Further West in Park Tayrona lies Playa Neguanje. This long beach can be accessed by road - collectivos depart daily from Santa Marta, or you can arrange a taxi. At Playa Neguanje there is a restaurant, as well as a camping zone, but again no running water. Neguanje is a large beach, but can get busy on weekends as it fills up with day trippers from Santa Marta.

Slightly further West from Neguaje is Villa Concha (marked Bahia Conca on the map), where again there is a camping zone, but with no facilities. Villa Concha can also be accessed by road from Santa Marta.

Here's a travel tip - check out Google Maps for detailed images of Park Tayrona - print them off before you visit, and use them to find some truely empty and idyllic beaches in Colombia.

Getting to Park Tayrona

The simplest way to travel to Park Tayrona is by Taxi - from Santa Marta or Taganga, the cost is about 60,000 pesos to Canaveral, from where you'll need to walk deeper into the Park. Alternatively, a direct bus to Canaveral departs daily at 10am from Hotel Miramar in Santa Marta. Finally, you can take any minibus headed towards Palomino, and get off at El Zaino, from where you can walk (50 mins) or easily hitch a lift to Canaveral. The last alternative is to come by boat from Taganga or Santa Marta (ask locally).
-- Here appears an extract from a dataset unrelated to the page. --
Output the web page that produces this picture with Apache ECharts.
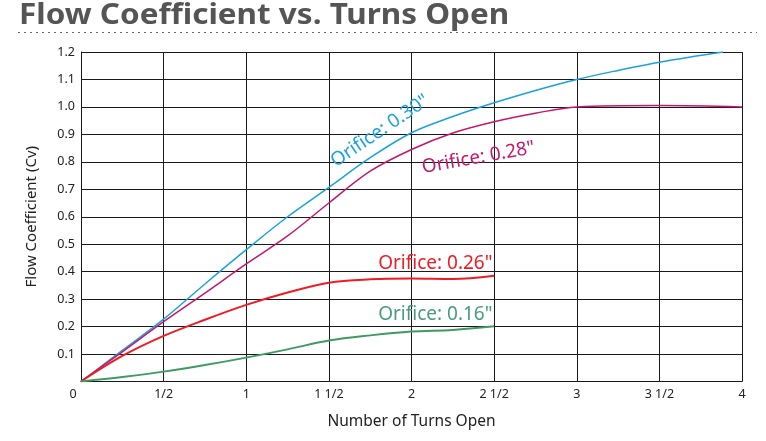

Accommodation just outside Park Tayrona

High quality accommodation inside the Park itself is very limited - all that exist are simple cabanas or the Eco-Habs hotel. Just outside the Park there are some other options though:

Playa Koralia - kind of a cross between a small boutique hotel and a jungle safari camp, the slightly hippy-ish Playa Koralia is just 20 minutes drive East of Park Tayrona. The hotel can arrange day trips to the Park everyday. There's no air-con at Koralia, and rooms and amenities are relatively rustic, plus there's a campsite for backpackers. This isn't for everyone - if you like nature and want to get away from everything you may love it, but this is definately not your typical beach side boutique hotel. You'll either love it or hate it!
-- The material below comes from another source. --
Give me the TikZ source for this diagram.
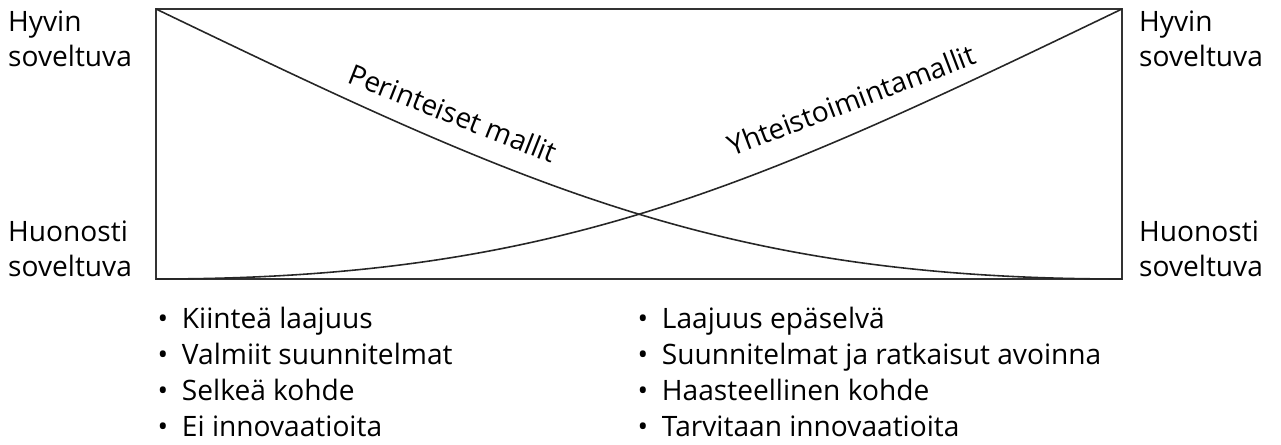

Mendihuaca Resort - a reasonable option, though the food is very poor, just outside of the stunningly beautiful Park Tayrona. Gets lots of poor reviews.
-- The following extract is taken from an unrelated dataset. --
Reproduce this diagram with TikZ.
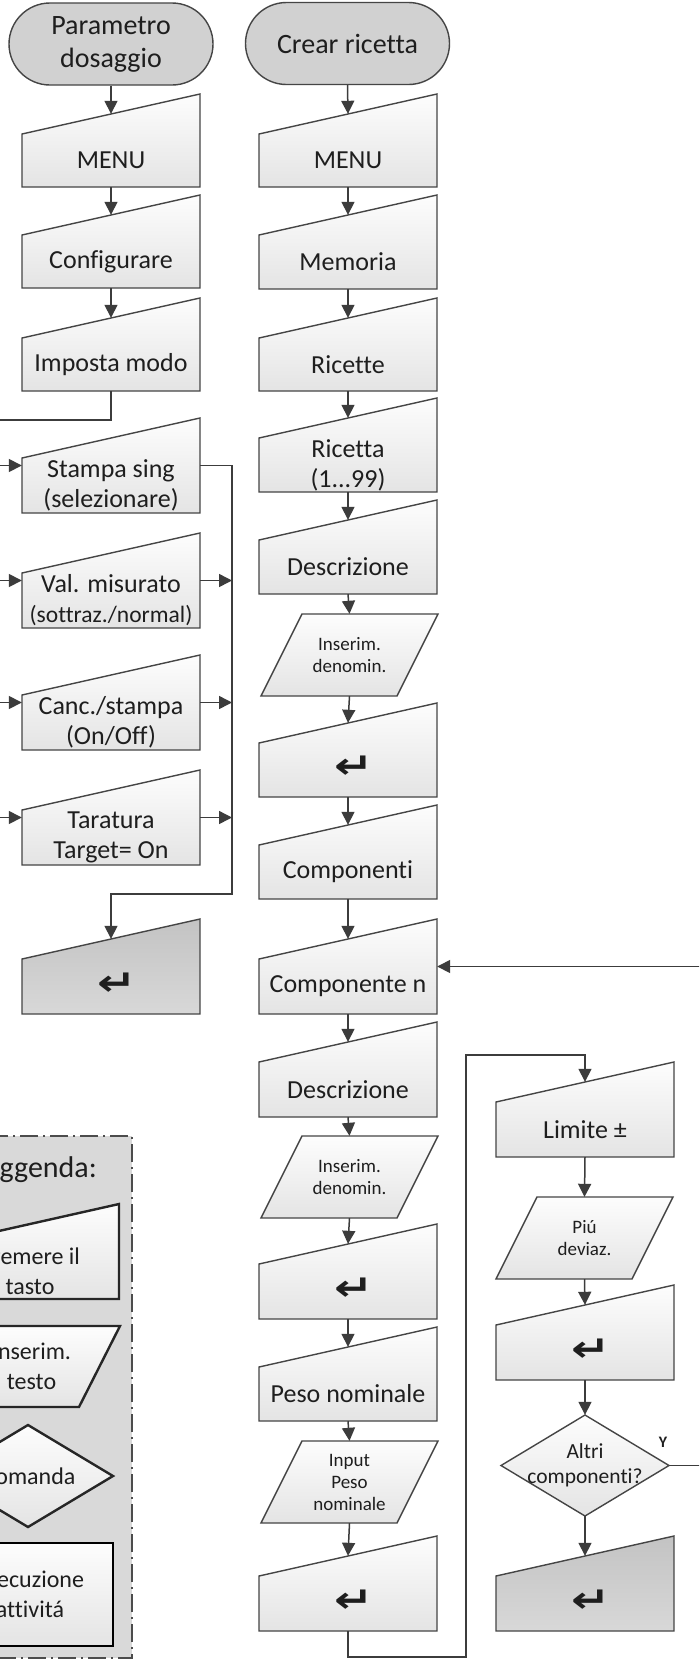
\documentclass[tikz,border=0pt]{standalone}
\usepackage{graphicx}
\usepackage{fontspec}
\setmainfont{Carlito}[Ligatures=CommonOff]
\newfontfamily\symfont{DejaVu Sans}
\usetikzlibrary{arrows.meta}

\definecolor{edge}{HTML}{454545}
\definecolor{ink}{HTML}{1E1E1E}
\definecolor{arrowc}{HTML}{3C3C3C}
\definecolor{boxtop}{HTML}{FDFDFD}
\definecolor{boxbot}{HTML}{E4E4E4}
\definecolor{termfill}{HTML}{D1D1D1}
\definecolor{darktop}{HTML}{C3C3C3}
\definecolor{darkbot}{HTML}{D8D8D8}
\definecolor{legendbg}{HTML}{D9D9D9}

\newcommand\mainsize{\fontsize{26}{30}\selectfont}
\newcommand\smallsize{\fontsize{19}{22}\selectfont}
\newcommand\legsize{\fontsize{24}{30}\selectfont}
\newcommand\boxfont{\mainsize}
\newcommand\iofont{\smallsize}
% return-key glyph, set a little right of and above the box centre
\newcommand\entr{{\hspace*{12pt}\raisebox{5pt}{\scalebox{1.3}[1]{\symfont\bfseries\fontsize{36}{36}\selectfont ↵}}}}

\tikzset{
  keyline/.style={draw=edge, line width=1.4pt, line join=miter},
  keyfill/.style={top color=boxtop, bottom color=boxbot},
  darkfill/.style={top color=darktop, bottom color=darkbot},
  legline/.style={draw=black!85, line width=2.4pt},
  boxtext/.style={inner sep=0pt, align=center, text=ink},
  terminal/.style={draw=edge, line width=1.4pt, fill=termfill, rounded corners=41pt,
    minimum width=204pt, minimum height=82pt, inner sep=0pt, align=center, text=ink,
    font=\fontsize{28}{33}\selectfont},
  wire/.style={draw=arrowc, line width=1.5pt},
  arr/.style={wire, -{Triangle[length=13pt,width=13pt]}},
  legborder/.style={draw=black!70, line width=2.2pt,
    dash pattern=on 18pt off 5pt on 2pt off 5pt},
}

% manual-input box: name, centre x, top-right y, bottom y, text (y measured downwards)
\newcommand\keybox[6][]{%
  \path[keyline,keyfill,#1] ({#3-89},{-#5}) -- ({#3+89},{-#5}) -- ({#3+89},{-#4})
     -- ({#3-89},{-(#4+40)}) -- cycle;
  \node[boxtext, font=\boxfont, minimum width=178pt, minimum height={(#5-#4-40)*1pt}]
     (#2) at (#3,{-(#4+40+#5)/2}) {#6};
  \coordinate (#2-in) at ([yshift=20pt]#2.north);
  \coordinate (#2-l) at ([yshift=20pt]#2.west);
  \coordinate (#2-r) at ([yshift=20pt]#2.east);
}
% data-entry parallelogram: name, centre x, top y, bottom y, text
\newcommand\iobox[6][]{%
  \path[keyline,keyfill,#1] ({#3-88.5},{-#5}) -- ({#3+47.5},{-#5}) -- ({#3+88.5},{-#4})
     -- ({#3-47.5},{-#4}) -- cycle;
  \node[boxtext, font=\iofont, minimum width=136pt, minimum height={(#5-#4)*1pt}]
     (#2) at (#3,{-(#4+#5)/2}) {#6};
}

\begin{document}
\begin{tikzpicture}[x=1pt,y=1pt]
\useasboundingbox (0,0) rectangle (699,-1663);
\clip (0,0) rectangle (699,-1663);
\fill[white] (0,0) rectangle (699,-1663);

% ---------- legend ----------
\path[fill=legendbg] (-170,-1136) rectangle (132,-1658);
\draw[legborder] (-170,-1136) rectangle (132,-1658);
\node[font=\fontsize{30}{30}\selectfont, text=ink, anchor=base] (lt) at (34.5,-1177) {Leggenda:};
\renewcommand\boxfont{\legsize}
\renewcommand\iofont{\legsize}
\keybox[legline]{lk}{30}{1204}{1299}{Premere il\\tasto}
\iobox[legline]{li}{31.5}{1326}{1407}{Inserim.\\testo}
\path[legline,keyfill] (28,-1425) -- (113,-1476) -- (28,-1527) -- (-57,-1476) -- cycle;
\node[boxtext, font=\legsize] (lq) at (28,-1476) {Domanda};
\node[boxtext, font=\legsize, draw=black, line width=2.8pt, top color=boxtop, bottom color=boxbot,
  minimum width=166pt, minimum height=103pt] (lx) at (30,-1594.5) {Esecuzione\\attivitá};
\renewcommand\boxfont{\mainsize}
\renewcommand\iofont{\smallsize}

% ---------- Parametro dosaggio ----------
\node[terminal] (t1) at (111,-44) {Parametro\\dosaggio};
\keybox{L1}{111}{94}{187}{MENU}
\keybox{L2}{111}{195}{288}{Configurare}
\keybox{L3}{111}{298}{391}{Imposta modo}
\keybox{L4}{111}{418}{513}{Stampa sing\\(selezionare)}
\keybox{L5}{111}{533}{628}{Val. misurato\\{\fontsize{23.5}{26}\selectfont(sottraz./normal)}}
\keybox{L6}{111}{655}{750}{Canc./stampa\\(On/Off)}
\keybox{L7}{111}{770}{865}{Taratura\\Target= On}
\keybox[darkfill]{L8}{111}{919}{1014}{\entr}

% ---------- Crear ricetta ----------
\node[terminal] (t2) at (347.5,-43.5) {Crear ricetta};
\keybox{R1}{348}{94}{187}{MENU}
\keybox{R2}{348}{195}{289}{Memoria}
\keybox{R3}{348}{298}{391}{Ricette}
\keybox{R4}{348}{398}{492}{Ricetta\\(1...99)}
\keybox{R5}{348}{500}{594}{Descrizione}
\iobox{R6}{349.5}{614}{696}{Inserim.\\denomin.}
\keybox{R7}{348}{703}{797}{\entr}
\keybox{R8}{348}{805}{899}{Componenti}
\keybox{R9}{348}{919}{1014}{Componente n}
\keybox{R10}{348}{1022}{1117}{Descrizione}
\iobox{R11}{349.5}{1136}{1218}{Inserim.\\denomin.}
\keybox{R12}{348}{1224}{1319}{\entr}
\keybox{R13}{348}{1327}{1421}{Peso nominale}
\iobox{R14}{349.5}{1441}{1523}{Input\\Peso\\nominale}
\keybox{R15}{348}{1536}{1631}{\entr}

% ---------- limits branch ----------
\keybox{C1}{585}{1062}{1157}{Limite ±}
\iobox{C2}{584.5}{1197}{1279}{Piú\\deviaz.}
\keybox{C3}{585}{1285}{1380}{\entr}
\path[keyline,keyfill] (585,-1415) -- (669,-1465.5) -- (585,-1516) -- (501,-1465.5) -- cycle;
\node[boxtext, font=\fontsize{21.5}{25}\selectfont, minimum width=168pt, minimum height=101pt]
  (dq) at (585,-1465.5) {Altri\\componenti?};
\node[text=ink, font=\fontsize{16}{16}\selectfont\bfseries] (ylab) at (663,-1442) {Y};
\keybox[darkfill]{C4}{585}{1536}{1631}{\entr}

% ---------- connectors: left column ----------
\coordinate (busL) at (-12,-420);
\coordinate (busR) at (232,-894);
\draw[arr] (t1.south) -- (L1-in);
\draw[arr] (L1.south) -- (L2-in);
\draw[arr] (L2.south) -- (L3-in);
\draw[wire] (L3.south) |- (busL) -- (busL |- L7-l);
\foreach \n in {L4,L5,L6,L7} \draw[arr] (busL |- \n-l) -- (\n-l);
\draw[arr] (L4-r) -| (busR) -| (L8-in);
\foreach \n in {L5,L6,L7} \draw[arr] (\n-r) -- (\n-r -| busR);

% ---------- connectors: right column ----------
\draw[arr] (t2.south) -- (R1-in);
\draw[arr] (R1.south) -- (R2-in);
\draw[arr] (R2.south) -- (R3-in);
\draw[arr] (R3.south) -- (R4-in);
\draw[arr] (R4.south) -- (R5-in);
\draw[arr] (R5.south) -- (R6.north);
\draw[arr] (R6.south) -- (R7-in);
\draw[arr] (R7.south) -- (R8-in);
\draw[arr] (R8.south) -- (R9-in);
\draw[arr] (R9.south) -- (R10-in);
\draw[arr] (R10.south) -- (R11.north);
\draw[arr] (R11.south) -- (R12-in);
\draw[arr] (R12.south) -- (R13-in);
\draw[arr] (R13.south) -- (R14.north);
\draw[arr] (R14.south) -- (R15-in);

% ---------- connectors: limits branch and loop ----------
\coordinate (lpB) at (466,-1657);
\coordinate (lpT) at (466,-1055);
\coordinate (lpR) at (701,0);
\draw[arr] (R15.south) |- (lpB) -- (lpT) -| (C1-in);
\draw[arr] (C1.south) -- (C2.north);
\draw[arr] (C2.south) -- (C3-in);
\draw[arr] (C3.south) -- (dq.north);
\draw[arr] (dq.south) -- (C4-in);
\draw[arr] (dq.east) -| (lpR |- R9-r) -- (R9-r);
\end{tikzpicture}
\end{document}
Posadas Nativas - there's various Posadas Nativas (Natives homes) where you can stay just outside the park. You can stay with local indigenous Tayrona Indians, and explore the Park with them. This is a very different experience, and great for the more culturally minded. You can visit remote Kogi indigenous villages this way, as well as access the remotest of the beaches of Park Tayrona.

Colombia's Park Tayrona:
Park Tayrona, Colombia
Beaches of Colombia at Park Tayrona.

Park Tayrona
La Piscinita beach, near Eco-Habs hotel - click to enlarge this large image.

Playa Cristal - Park Tayrona
Playa Cristal - only accessible by boat. Western Park Tayrona is much more arid, and less rainforesty, than the Eastern section.

Map of Park Tayrona:
Park Tayrona Map
Park Tayrona should not be missed on your travels to Colombia.

Park Tayrona's beaches
Park Tayrona's hidden beaches - above is an edited Google satellite photo of Cabo San Juan and it's nearby beaches. Many of the beaches around Cabo San Juan are not accessible unless someone tells you how to get there. So print off the above image noting that X marks the spot of the Cabo San Juan campsite, whilst the red lines show footpaths. The point marked A is a tiny little beach that you have to pass through en route to B, one of the Parks best beaches. Beach B is great because it's long, beautiful, good for swimming (it's part of La Piscinita beach) and totally empty. You can see Beach B from the beach known as La Piscinita, however you can only access it from Beach A....C marks the spot of a cabana found on a little island - try to get a hammock space here for the best views of Cabo San Juan. There's lovely beaches either side of point C, though they're busier beaches as they're next to the campsite. You can follow the trail West to the unbelievably beautiful Beach D, and continue walking on to Beach E which continues for half a kilometre (not all is shown on this image). Beach E is wonderful too - very long and totally devoid of people other than the occassional nudist. I'd recommend you print this map and description if you plan on visiting Cabo San Juan.